• Record list:
━━━━━━━━━━━━━━━━
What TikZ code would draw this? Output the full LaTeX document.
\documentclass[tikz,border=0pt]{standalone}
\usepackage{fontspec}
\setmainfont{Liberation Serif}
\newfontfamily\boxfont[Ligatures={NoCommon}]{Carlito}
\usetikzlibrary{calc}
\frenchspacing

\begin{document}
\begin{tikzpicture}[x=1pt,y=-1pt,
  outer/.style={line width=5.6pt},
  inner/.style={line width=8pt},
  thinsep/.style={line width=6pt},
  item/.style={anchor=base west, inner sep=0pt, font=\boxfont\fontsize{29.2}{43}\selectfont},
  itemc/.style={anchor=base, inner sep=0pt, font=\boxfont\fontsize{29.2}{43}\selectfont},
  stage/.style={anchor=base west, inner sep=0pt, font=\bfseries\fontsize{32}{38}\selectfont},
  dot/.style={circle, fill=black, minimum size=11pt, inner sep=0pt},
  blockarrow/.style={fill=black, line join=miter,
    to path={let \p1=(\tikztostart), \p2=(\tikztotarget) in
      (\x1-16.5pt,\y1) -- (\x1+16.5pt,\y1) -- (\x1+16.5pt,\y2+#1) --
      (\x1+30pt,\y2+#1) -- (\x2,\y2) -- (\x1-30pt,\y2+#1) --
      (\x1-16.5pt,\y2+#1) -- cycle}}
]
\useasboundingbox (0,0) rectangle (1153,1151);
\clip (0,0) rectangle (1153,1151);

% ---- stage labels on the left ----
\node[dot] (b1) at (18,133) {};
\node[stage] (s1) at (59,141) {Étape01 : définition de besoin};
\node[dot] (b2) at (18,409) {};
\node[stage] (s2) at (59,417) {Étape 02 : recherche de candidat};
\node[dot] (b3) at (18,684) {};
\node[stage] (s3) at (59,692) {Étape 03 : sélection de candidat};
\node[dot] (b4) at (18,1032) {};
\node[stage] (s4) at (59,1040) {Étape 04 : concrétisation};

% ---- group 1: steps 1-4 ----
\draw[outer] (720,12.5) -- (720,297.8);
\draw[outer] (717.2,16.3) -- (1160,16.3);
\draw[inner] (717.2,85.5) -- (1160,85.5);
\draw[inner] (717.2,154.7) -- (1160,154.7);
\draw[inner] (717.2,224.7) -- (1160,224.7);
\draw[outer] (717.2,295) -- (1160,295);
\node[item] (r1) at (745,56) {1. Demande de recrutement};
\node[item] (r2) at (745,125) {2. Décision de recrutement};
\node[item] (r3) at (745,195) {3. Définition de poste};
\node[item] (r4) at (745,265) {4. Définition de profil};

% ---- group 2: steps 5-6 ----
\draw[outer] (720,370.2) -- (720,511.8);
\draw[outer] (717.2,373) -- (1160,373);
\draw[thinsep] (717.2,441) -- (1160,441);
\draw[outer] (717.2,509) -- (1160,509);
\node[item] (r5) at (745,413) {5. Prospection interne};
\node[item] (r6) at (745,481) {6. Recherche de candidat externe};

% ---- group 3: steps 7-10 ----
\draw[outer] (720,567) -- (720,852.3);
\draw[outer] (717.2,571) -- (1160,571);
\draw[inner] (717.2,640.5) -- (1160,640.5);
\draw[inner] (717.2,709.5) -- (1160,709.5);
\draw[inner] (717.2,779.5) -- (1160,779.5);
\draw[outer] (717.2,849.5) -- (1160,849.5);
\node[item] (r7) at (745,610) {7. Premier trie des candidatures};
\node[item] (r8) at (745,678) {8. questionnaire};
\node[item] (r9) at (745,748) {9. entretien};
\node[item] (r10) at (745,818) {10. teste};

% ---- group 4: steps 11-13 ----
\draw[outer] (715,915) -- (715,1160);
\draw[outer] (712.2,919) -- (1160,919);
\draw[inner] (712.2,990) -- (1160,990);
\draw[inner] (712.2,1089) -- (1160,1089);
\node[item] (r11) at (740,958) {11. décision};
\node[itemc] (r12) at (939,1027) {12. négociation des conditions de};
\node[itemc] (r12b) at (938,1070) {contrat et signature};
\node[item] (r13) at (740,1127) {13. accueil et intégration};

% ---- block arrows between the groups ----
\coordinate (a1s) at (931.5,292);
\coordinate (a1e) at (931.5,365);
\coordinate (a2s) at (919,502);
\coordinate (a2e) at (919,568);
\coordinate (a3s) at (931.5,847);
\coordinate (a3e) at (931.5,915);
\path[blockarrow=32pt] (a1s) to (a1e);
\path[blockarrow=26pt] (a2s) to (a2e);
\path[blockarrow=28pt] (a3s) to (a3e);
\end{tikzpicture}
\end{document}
━━━━━━━━━━━━━━━━
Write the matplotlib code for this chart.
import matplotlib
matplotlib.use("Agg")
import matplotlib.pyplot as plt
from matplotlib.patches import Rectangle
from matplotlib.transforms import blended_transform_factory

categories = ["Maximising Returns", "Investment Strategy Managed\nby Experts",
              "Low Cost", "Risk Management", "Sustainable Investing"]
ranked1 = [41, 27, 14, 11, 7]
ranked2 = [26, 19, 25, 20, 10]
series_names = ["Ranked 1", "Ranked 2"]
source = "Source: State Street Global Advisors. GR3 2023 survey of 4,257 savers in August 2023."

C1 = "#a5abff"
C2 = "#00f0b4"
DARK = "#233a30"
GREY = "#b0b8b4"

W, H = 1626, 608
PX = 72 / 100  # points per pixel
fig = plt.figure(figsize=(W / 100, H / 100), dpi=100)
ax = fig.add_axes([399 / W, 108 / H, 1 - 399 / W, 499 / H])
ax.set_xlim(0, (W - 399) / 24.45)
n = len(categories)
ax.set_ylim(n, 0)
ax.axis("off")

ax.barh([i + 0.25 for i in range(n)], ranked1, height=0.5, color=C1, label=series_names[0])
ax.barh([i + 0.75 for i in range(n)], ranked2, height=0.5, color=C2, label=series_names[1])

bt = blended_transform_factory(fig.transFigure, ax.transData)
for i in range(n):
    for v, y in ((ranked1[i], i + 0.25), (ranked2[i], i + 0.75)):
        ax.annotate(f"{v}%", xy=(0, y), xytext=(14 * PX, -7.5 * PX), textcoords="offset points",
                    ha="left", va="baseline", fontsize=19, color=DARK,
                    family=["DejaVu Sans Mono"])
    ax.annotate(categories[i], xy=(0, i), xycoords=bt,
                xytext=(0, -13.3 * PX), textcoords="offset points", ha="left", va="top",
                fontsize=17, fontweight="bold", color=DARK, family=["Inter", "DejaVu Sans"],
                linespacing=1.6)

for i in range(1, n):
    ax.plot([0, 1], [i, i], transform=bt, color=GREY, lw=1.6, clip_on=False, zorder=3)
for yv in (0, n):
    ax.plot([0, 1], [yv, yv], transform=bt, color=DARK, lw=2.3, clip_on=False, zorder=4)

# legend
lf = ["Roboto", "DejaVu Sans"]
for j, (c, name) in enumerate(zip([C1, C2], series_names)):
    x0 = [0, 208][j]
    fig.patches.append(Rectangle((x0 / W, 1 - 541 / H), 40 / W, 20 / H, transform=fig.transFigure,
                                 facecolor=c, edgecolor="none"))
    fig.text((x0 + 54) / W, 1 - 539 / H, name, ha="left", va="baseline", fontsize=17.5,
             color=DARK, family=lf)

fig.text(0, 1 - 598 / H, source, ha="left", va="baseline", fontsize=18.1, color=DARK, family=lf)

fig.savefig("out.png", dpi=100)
━━━━━━━━━━━━━━━━
• The request: Look above for the line that contains "What TikZ code". Starting there, transcribe every line exactly until you have copied the line that contains "(s4) at (59,1040)".

• Reply:
What TikZ code would draw this? Output the full LaTeX document.
\documentclass[tikz,border=0pt]{standalone}
\usepackage{fontspec}
\setmainfont{Liberation Serif}
\newfontfamily\boxfont[Ligatures={NoCommon}]{Carlito}
\usetikzlibrary{calc}
\frenchspacing

\begin{document}
\begin{tikzpicture}[x=1pt,y=-1pt,
  outer/.style={line width=5.6pt},
  inner/.style={line width=8pt},
  thinsep/.style={line width=6pt},
  item/.style={anchor=base west, inner sep=0pt, font=\boxfont\fontsize{29.2}{43}\selectfont},
  itemc/.style={anchor=base, inner sep=0pt, font=\boxfont\fontsize{29.2}{43}\selectfont},
  stage/.style={anchor=base west, inner sep=0pt, font=\bfseries\fontsize{32}{38}\selectfont},
  dot/.style={circle, fill=black, minimum size=11pt, inner sep=0pt},
  blockarrow/.style={fill=black, line join=miter,
    to path={let \p1=(\tikztostart), \p2=(\tikztotarget) in
      (\x1-16.5pt,\y1) -- (\x1+16.5pt,\y1) -- (\x1+16.5pt,\y2+#1) --
      (\x1+30pt,\y2+#1) -- (\x2,\y2) -- (\x1-30pt,\y2+#1) --
      (\x1-16.5pt,\y2+#1) -- cycle}}
]
\useasboundingbox (0,0) rectangle (1153,1151);
\clip (0,0) rectangle (1153,1151);

% ---- stage labels on the left ----
\node[dot] (b1) at (18,133) {};
\node[stage] (s1) at (59,141) {Étape01 : définition de besoin};
\node[dot] (b2) at (18,409) {};
\node[stage] (s2) at (59,417) {Étape 02 : recherche de candidat};
\node[dot] (b3) at (18,684) {};
\node[stage] (s3) at (59,692) {Étape 03 : sélection de candidat};
\node[dot] (b4) at (18,1032) {};
\node[stage] (s4) at (59,1040) {Étape 04 : concrétisation};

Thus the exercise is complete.